На еще одном совещании патрикий Епифаний разгорячился до того, что сказал ему: «Значит, ты, безобразный, мерзкий, ненасытный старикашка, считаешь, что мы все еретики – мы, горожане Константинополя и сам император? Мы лучшие христиане и ортодоксальнее, чем ты». Старец в ответ спросил: «Если вы верите как церковь Господа, зачем вы заставляете меня принять „Типос”, который разрушает эту веру?» «Только для того, чтобы не волновать народ тонкостями богословия», – ответил Епифаний. «Напротив, – ответил Максим, – точное исповедание веры всегда наставляет и укрепляет народ. И Господь сказал: „Кто не будет исповедовать меня перед людьми, того я не буду исповедовать перед Отцом моим небесным”».
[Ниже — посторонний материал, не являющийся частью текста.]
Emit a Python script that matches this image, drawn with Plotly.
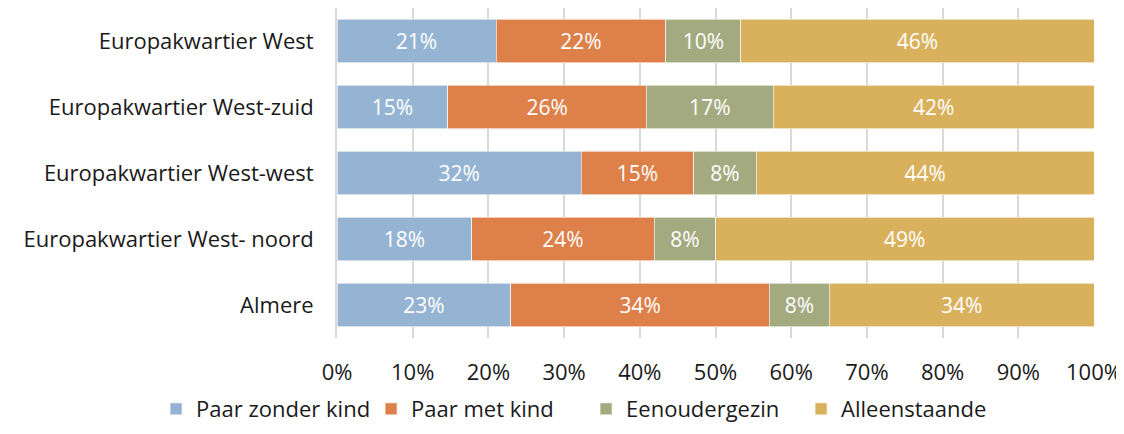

Император, увидев, что ни угрозы его уполномоченных, ни самое оскорбительное обращение, ни суровые условия первой ссылки, ни самые извилистые рассуждения на дискуссиях не могут одолеть непоколебимую веру мужественного настоятеля, он созвал против него и обоих Анастасиев собор, на котором были прокляты они, святой папа Мартин, Софроний Иерусалимский и их сторонники, то есть все ортодоксы. Затем осужденные были переданы префекту столицы, который приказал жестоко выпороть их. Потом, чтобы помешать Максиму проповедовать его учение, ему отрезали язык до корня, но Бог все же позволил ему сохранить дар речи. Ему отрубили и ладонь правой руки, которой он написал столько сочинений в защиту православия. Таким же образом изувечили его ученика Анастасия. После таких пыток они были проведены через все двенадцать кварталов столицы, а затем увезены в ссылку в дальние крепости, к подножию Кавказа. Их отделили друг от друга и продолжали обращаться с ними очень грубо. Там монах Анастасий и Максим вскоре умерли – Анастасий 24 июля 662 года, а Максим 13 августа того же года. Апокрисиарий Анастасий пережил настоятеля на четыре года, в течение которых терпел жесточайшие страдания.